Draft — not in effect. This is an enterprise privacy policy draft prepared for review. It is not legal advice and has not been reviewed against the Privacy Act 1988 (Cth) or NDIS obligations. Placeholders below (legal entity, contact, sub-processors, retention periods) are finalised before launch.

Privacy Policy

Last updated: Draft — not yet finalised (pending legal review)

1. Who we are & scope

Caira(“we”, “us”) provides software used by disability support workers and disability-support providers to record shifts, progress notes, incidents and related records. This policy explains how we handle personal information, including the sensitive health information of NDIS participants, across our web and mobile applications, APIs and supporting infrastructure. It applies to provider organisations, their workers, and the participants whose information is recorded in the service.

2. Our role: processor and controller

For participant and shift records that a provider enters, the provider organisation is the entity that decides why and how the data is used; we act as a service provider (processor) handling that data on the provider’s instructionsunder our customer agreement. We are an independent controller only for the limited account, billing and product-operations data we need to run the service. Where a customer agreement (e.g. a Data Processing Addendum) conflicts with this policy for that customer’s data, the agreement governs.

3. Information we collect

  • Account & organisation data: names, work email addresses, role, and the organisation a user belongs to.
  • Records you create: shifts, clock-on/off times, log entries, progress notes, incidents, photos and AI-generated reports.
  • Participant information: the personal and health (sensitive) information about NDIS participants that workers enter while providing support.
  • Billing data: subscription and payment status (card details are handled by our payments provider, not stored by us).
  • Technical & product data: logs, device/usage and error data used to keep the service secure, reliable and improving.

4. How we use information

To provide, secure and improve the service; to generate the documentation you request; to provide support; to bill for the service; and to meet legal and record-keeping obligations. We do not sell personal information and do not use participant information for advertising or to train third-party AI models.

5. AI features & de-identification

Some features use AI to draft notes and reports. Before content is sent to an AI provider for processing, we remove direct personal identifiers (a PII-scrubbing step) so that identifying details are not exposed to the model. AI providers process this content only to return the requested output and under terms that prohibit using it to train their models. Any platform-level analytics we derive from usage (for example, common terms workers type) are de-identified and aggregated — they carry no organisation, worker or participant identifiers.

6. Disclosure & sub-processors

We share information only with the infrastructure and service providers we use to run Caira (hosting and database, file storage, email delivery, error monitoring, product analytics, payments and AI processing), each bound by confidentiality and data-protection obligations; with your own organisation; where you direct us to; or where required by law. A current list of sub-processors is maintained and made available to customers, with advance notice of material changes.

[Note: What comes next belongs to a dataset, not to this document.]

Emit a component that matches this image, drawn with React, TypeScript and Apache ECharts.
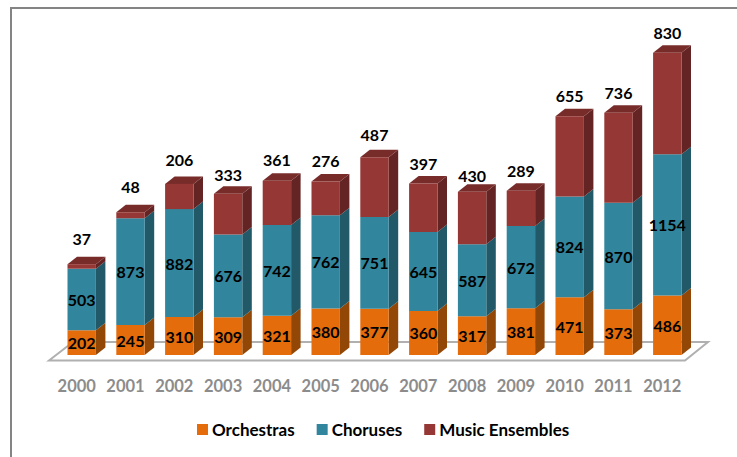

7. Data location & cross-border

We aim to store participant and record data in Australia. Where any provider or sub-processor is located or processes data overseas, we take reasonable steps so that the recipient handles the information consistently with the Australian Privacy Principles, and we disclose the relevant locations in our sub-processor list. Cross-border arrangements are confirmed as part of legal review before launch.

8. Security

We protect information with encryption in transit, role- and tenant-based access controls (so an organisation can only access its own data, enforced at the database layer), least-privilege access for our staff, audit logging of sensitive actions, and ongoing monitoring. No system is perfectly secure, but we work to industry-standard safeguards appropriate to the sensitivity of the data.

9. Retention & deletion

We keep information for as long as needed to provide the service and to meet the record-keeping obligations that apply to disability-support providers, then delete or de-identify it. On termination, customer data is deleted or returned in line with the customer agreement. Specific retention periods are set out in the final policy. Backups are retained for a limited period and then overwritten.

10. Your rights & requests

Individuals may request access to, correction of, or deletion of their personal information, subject to the provider organisation’s rights and our legal obligations. For participant information held on a provider’s behalf, we direct requests to that provider and assist them in responding. We support a right-to-erasure (de-identification) workflow for participant records.

11. Data breaches

We maintain an incident-response process. If an eligible data breach occurs that is likely to result in serious harm, we will notify affected customers without undue delay and support notifications to the Office of the Australian Information Commissioner (OAIC) and affected individuals as required by the Notifiable Data Breaches scheme.

12. Children & vulnerable persons

The service records information about people receiving disability support, who may be children or otherwise vulnerable. We treat this information as sensitive, limit access to those who need it, and expect provider organisations to obtain any consents required for collecting and recording it.

13. Changes & contact

We will post material changes to this policy here and, for enterprise customers, provide notice under the customer agreement. Privacy questions, requests and complaints can be directed to the contact published with the final version of this document; if you are not satisfied with our response, you may contact the OAIC.